The Maryland Student Hockey League, the organization that runs CHS’s hockey league, has awarded CHS’s varsity II team with the  MSHL State All Star Academic Team Award, an award presented to the hockey team with the highest average of weighted GPAs.

“As a team, this award means so much,” junior varsity II player Cameron Miller said. “It shows the high standards that we are able to meet in school while committing so much of our time to playing hockey.”

Varsity II came out on top with an average weighted GPA of 3.97, with AP classes weighing the most, honors the second most and regular classes least.

“Being the only varsity II team in the MSHL, we had a tough time winning games,” junior varsity II captain Ben Stanish said. “We proved that although we may not be the most skilled hockey players, we do the best in school.”

The balancing act between keeping up grades and committing to a highly intense and time-consuming sport is a difficult one.

For Stanish, not only does he have CHS practice twice a week and one to three games each week, but he also has practice for an out-of-school team. This busy schedule often gives him a seven-day long schedule of hockey.

“We talk to them about balance in life and the importance of school,” varsity II coach Jim Vagonis said. “That is what come first. However, they don’t want to let their teammates down, so they work hard to maintain both.”

If a student is particularly overwhelmed with school work, Vagonis is understanding.

“From hockey, patience and hard work have really played into maintaining my grades,” Miller said. “I know that if I can accomplish something that may seem impossible on the ice, I can take the time to study, do well on a hard test and not give up.”

There is a requirement for every CHS sports team that every player must maintain a minimum WGPA of a 2.0 to stay on the team. However, Vagonis has created his own expectations for his players.

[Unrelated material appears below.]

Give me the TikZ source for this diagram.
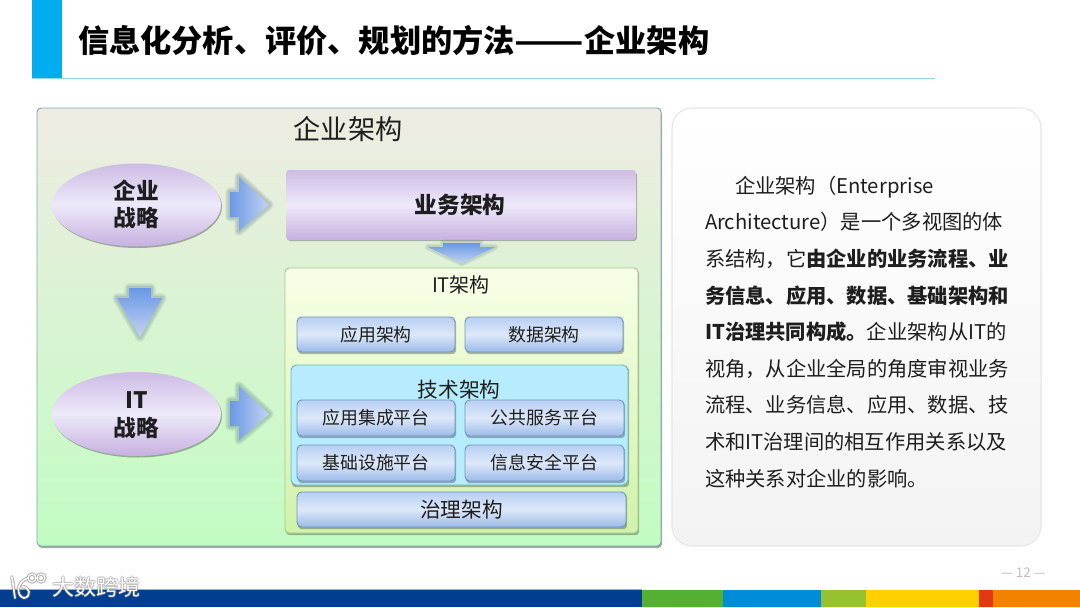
\documentclass[tikz,border=0pt]{standalone}
\usepackage{fontspec}
\usepackage{graphicx}
\setmainfont{Noto Sans CJK SC}
\usetikzlibrary{calc}
\definecolor{txt}{HTML}{1E1E1E}
\newcommand{\fs}[1]{\fontsize{#1}{#1}\selectfont}
\tikzset{
  x=0.75pt,y=-0.75pt,
  pxbox/.style={inner sep=0pt,outer sep=0pt},
  softshadow/.style={fill=black,opacity=.28,rounded corners=2.5pt,draw=none},
  subbox/.style={draw=#1,line width=.7pt,rounded corners=3.5pt,top color=subTop,bottom color=subBot,middle color=subMid},
  purple box/.style={draw=none,top color=purTop,bottom color=purBot,middle color=purMid},
  labelbox/.style={text=txt,font=\fs{13.4}},
  glow/.style={draw=arrowGlow,line join=round,opacity=.10,fill=none},
  blockarrow/.style={draw=none,left color=arrowA,right color=arrowB},
  blockdown/.style={draw=none,top color=arrowA,bottom color=arrowB},
}
\definecolor{subTop}{HTML}{B8CFF3}
\definecolor{subMid}{HTML}{DDE8F9}
\definecolor{subBot}{HTML}{9CBAE9}
\definecolor{subEdge}{HTML}{6F96B8}
\definecolor{purTop}{HTML}{CDBCE4}
\definecolor{purMid}{HTML}{EEE9FA}
\definecolor{purBot}{HTML}{C6B0DF}
\definecolor{arrowA}{HTML}{6A98E4}
\definecolor{arrowB}{HTML}{C3D3F2}
\definecolor{arrowGlow}{HTML}{3A5A70}
\newcommand{\softbox}[5]{% x1 y1 x2 y2 name
  \fill[softshadow] (#1+1,#2+2) rectangle (#3+1,#4+2);
  \draw[subbox=subEdge] (#1,#2) rectangle (#3,#4);
  \coordinate (#5) at ({(#1+#3)/2},{(#2+#4)/2});
}
\newcommand{\rarrowpath}[1]{(230,#1-13) -- (239,#1-13) -- (239,#1-28) -- (269,#1) -- (239,#1+26) -- (239,#1+12) -- (230,#1+12) -- cycle}
\newcommand{\rarrow}[1]{%
  \foreach \w in {7,5,3}{\draw[glow,line width=\w pt] \rarrowpath{#1};}
  \shade[blockarrow] \rarrowpath{#1};
}
\newcommand{\dnpathA}{(129,288) -- (151,288) -- (151,298) -- (162,298) -- (140,337) -- (117,298) -- (129,298) -- cycle}
\newcommand{\dnpathB}{(443,243) -- (480,243) -- (480,247) -- (495,247) -- (462,263) -- (428,247) -- (443,247) -- cycle}
\begin{document}
\begin{tikzpicture}
\useasboundingbox (0,0) rectangle (1080,607);
\fill[white] (0,0) rectangle (1080,607);
% header
\fill[color={rgb,255:red,0;green,174;blue,239}] (32,0) rectangle (62,78);
\draw[color={rgb,255:red,143;green,216;blue,232},line width=.9pt] (32,78.5) -- (935,78.5);
\node[pxbox,anchor=west,text=black,font=\fs{23.4}\bfseries] (title) at (78,41) {信息化分析、评价、规划的方法\scalebox{1.3}[1]{——}企业架构};
% main panel
\fill[black,opacity=.35,rounded corners=3pt] (38,110) rectangle (662,548);
\shade[rounded corners=3pt,top color={rgb,255:red,238;green,236;blue,226},middle color={rgb,255:red,228;green,242;blue,216},bottom color={rgb,255:red,194;green,252;blue,194},draw={rgb,255:red,122;green,170;blue,170},line width=.7pt] (37,108) rectangle (661,546);
\node[pxbox,text=txt,font=\fs{20.4}] (panelT) at (348,129) {企业架构};
% ellipses
\fill[black,opacity=.3] (137.5,206.5) ellipse [x radius=84.5,y radius=41.5];
\shade[purple box] (136.5,205) ellipse [x radius=84.5,y radius=41.5];
\node[pxbox,align=center,text=txt,font=\fs{17}\bfseries] (strat) at (136.5,204.5) {企业\\[3pt]战略};
\fill[black,opacity=.3] (137.5,415.5) ellipse [x radius=84.5,y radius=42];
\shade[purple box] (136.5,414) ellipse [x radius=84.5,y radius=42];
\node[pxbox,align=center,text=txt,font=\fs{17}\bfseries] (itstrat) at (136.5,415) {IT\\[3.5pt]战略};
% arrows
\rarrow{205}
\rarrow{414}
\foreach \w in {7,5,3}{\draw[glow,line width=\w pt] \dnpathA;}
\shade[blockdown] \dnpathA;
% business box
\fill[softshadow] (287,172) rectangle (637,241);
\shade[purple box,rounded corners=2.5pt] (286,170) rectangle (636,240);
\node[pxbox,text=txt,font=\fs{17}\bfseries] (biz) at (460,205) {业务架构};
% small down arrow
\foreach \w in {5,3}{\draw[glow,line width=\w pt] \dnpathB;}
\shade[blockdown] \dnpathB;
% IT box
\fill[softshadow] (286,270) rectangle (639,535);
\shade[rounded corners=3pt,top color={rgb,255:red,248;green,255;blue,232},middle color={rgb,255:red,232;green,250;blue,196},bottom color={rgb,255:red,208;green,242;blue,170},draw={rgb,255:red,168;green,200;blue,130},line width=.7pt] (285,268) rectangle (638,533);
\node[pxbox,labelbox,font=\fs{15}] (itT) at (461,285) {IT架构};
\softbox{297}{317}{455}{352}{b1}
\node[pxbox,labelbox] at (b1) {应用架构};
\softbox{465}{317}{623}{352}{b2}
\node[pxbox,labelbox] at (b2) {数据架构};
% tech box
\fill[softshadow] (292,367) rectangle (629,487);
\shade[rounded corners=4pt,top color={rgb,255:red,182;green,236;blue,253},middle color={rgb,255:red,218;green,241;blue,240},bottom color={rgb,255:red,182;green,238;blue,255},draw={rgb,255:red,110;green,180;blue,190},line width=.7pt] (291,365) rectangle (628,485);
\node[pxbox,text=txt,font=\fs{15.5}] (techT) at (459,390) {技术架构};
\softbox{297}{400}{455}{436}{c1}
\node[pxbox,labelbox] at (c1) {应用集成平台};
\softbox{465}{400}{624}{436}{c2}
\node[pxbox,labelbox] at (c2) {公共服务平台};
\softbox{297}{445}{455}{481}{c3}
\node[pxbox,labelbox] at (c3) {基础设施平台};
\softbox{465}{445}{624}{481}{c4}
\node[pxbox,labelbox] at (c4) {信息安全平台};
\softbox{297}{492}{626}{527}{d1}
\node[pxbox,text=txt,font=\fs{15.5}] at (d1) {治理架构};
% right panel
\shade[rounded corners=15pt,top color=white,bottom color={rgb,255:red,243;green,243;blue,243},draw={rgb,255:red,230;green,230;blue,230},line width=.8pt] (672,108) rectangle (1041,546);
\node[pxbox,anchor=north west,align=left,text=txt,font=\fontsize{15.2}{27.45}\selectfont] (body) at (705,176) {%
\hspace*{22.5pt}企业架构（Enterprise\\
Architecture）是一个多视图的体\\
系结构，它\textbf{由企业的业务流程、业}\\
\textbf{务信息、应用、数据、基础架构和}\\
\textbf{IT治理共同构成。}企业架构从IT的\\
视角，从企业全局的角度审视业务\\
流程、业务信息、应用、数据、技\\
术和IT治理间的相互作用关系以及\\
这种关系对企业的影响。};
% footer
\fill[color={rgb,255:red,0;green,63;blue,143}] (0,590) rectangle (642,607);
\fill[color={rgb,255:red,83;green,176;blue,51}] (642,590) rectangle (723,607);
\fill[color={rgb,255:red,0;green,140;blue,214}] (723,590) rectangle (821,607);
\fill[color={rgb,255:red,150;green,194;blue,50}] (821,590) rectangle (866,607);
\fill[color={rgb,255:red,255;green,208;blue,0}] (866,590) rectangle (979,607);
\fill[color={rgb,255:red,228;green,56;blue,20}] (979,590) rectangle (993,607);
\fill[color={rgb,255:red,243;green,130;blue,0}] (993,590) rectangle (1080,607);
\draw[color={rgb,255:red,120;green,190;blue,220},line width=.5pt] (0,589.5) -- (642,589.5);
\node[pxbox,anchor=west,text={rgb,255:red,190;green,190;blue,190},font=\fs{10}] (pg) at (1001,573) {— 12 —};
% watermark
\foreach \dx/\dy in {-1/0,1/0,0/-1,0/1}{
  \node[pxbox,anchor=west,text=gray,opacity=.45,font=\fs{16.5}] at (52+\dx,587+\dy) {大数跨境};
  \draw[gray,opacity=.45,line width=1.4pt,line cap=round] (12+\dx,577+\dy) -- (15+\dx,598+\dy);
  \draw[gray,opacity=.45,line width=1.4pt,line cap=round] (28+\dx,578+\dy) .. controls (16+\dx,582+\dy) and (16+\dx,596+\dy) .. (24+\dx,598+\dy) .. controls (32+\dx,597+\dy) and (30+\dx,586+\dy) .. (22+\dx,587+\dy);
  \draw[gray,opacity=.45,line width=1.2pt] (32+\dx,578+\dy) circle [radius=4];
  \draw[gray,opacity=.45,line width=1.2pt] (41+\dx,578+\dy) circle [radius=4];
}
\node[pxbox,anchor=west,text=white,font=\fs{16.5}] (wm) at (52,587) {大数跨境};
\draw[white,line width=1.2pt,line cap=round] (12,577) -- (15,598);
\draw[white,line width=1.2pt,line cap=round] (28,578) .. controls (16,582) and (16,596) .. (24,598) .. controls (32,597) and (30,586) .. (22,587);
\draw[white,line width=1pt] (32,578) circle [radius=4];
\draw[white,line width=1pt] (41,578) circle [radius=4];
\end{tikzpicture}
\end{document}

“When a player drops below a 3.0, things start to change when it comes to playing hockey,” Vagonis said. “We start to talk with them and pay closer attention to their grades. [If we] do not see improvement, then we start to limit their participation in the program.  The good news is, this does not happen very often.”

Although the varsity II team came in first place, varsity I was a close second with an average WGPA of 3.965, a mere five-thousandth of a point away from first place.

“In hockey, all you can do is bring 100 percent every time you’re on the ice,” Stanish said. “That’s all you can do in school as well. No matter how smart you are or how good at hockey you are, if you give it 100 percent then you should always be satisfied with your result.”